Se plantea así un problema, a nivel de producción industrial, con varios interrogantes. ¿Están dispuestas las empresas implicadas a cambiar sus procesos productivos para eludir la fabricación de determinadas sustancias? Si técnicamente no es posible, ¿están dispuestas a someterse a un control regular por parte de instancias internacionales? Si no es así, la verificación es imposible, y el riesgo de proliferación, inevitable.

Resulta igualmente hipócrita la pretendida actitud pacifista de algunos países anfitriones presentándose como avanzadilla del desarme químico cuando, al mismo tiempo, un país como Estados Unidos tiene previsto en los presupuestos de 1989 un gasto de 200 millones de dólares para desarrollar un programa de municiones iniciado en 1987, y precisamente después de varios años de tenerlo congelado.
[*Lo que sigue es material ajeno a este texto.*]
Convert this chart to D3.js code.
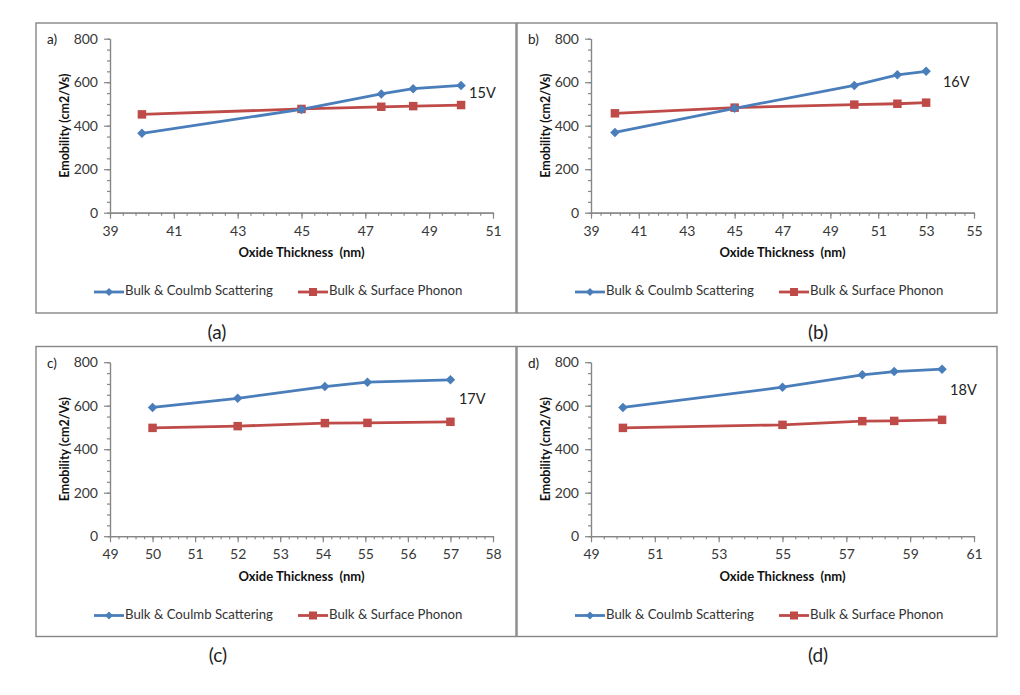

La guerra química se ha convertido en un tema incómodo para todos, y si bien parece cierto que aumenta la actitud general de rechazo, no lo es menos que pocos países están dispuestos a llegar hasta el fondo. Lo coherente, entiendo, sería rehusar las armas químicas a nivel de uso, de fabricación, de almacenamiento, de investigación y de estrategia. Si no se abordan estos dos últimos aspectos ocurrirá lo mismo que con el armamento nuclear, que se controla su crecimiento cualitativo o cuantitativo. La misma OTAN tiene elaborado un documento del Comité Militar (MC 14/3) en el que se especifica que la OTAN ha de tener capacidad de utilizar las armas químicas como medio de retorsión, aunque de forma limitada; es decir, que no se las quiere hacer servir como elemento de disuasión, pero se quiere estar en disposición de utilizarlas en el caso de que estalle un conflicto. No nos gustan, pero hay que tenerlas por si acaso...

Si la Confer encia de París sirve para aumentar el rechazo a esta forma bestial de destruir vidas humanas, bienvenida sea la conferencia. Pero el fin de la guerra química ha de pasar, inevitablemente, por un proceso de transformación de las estrategias que la legitiman.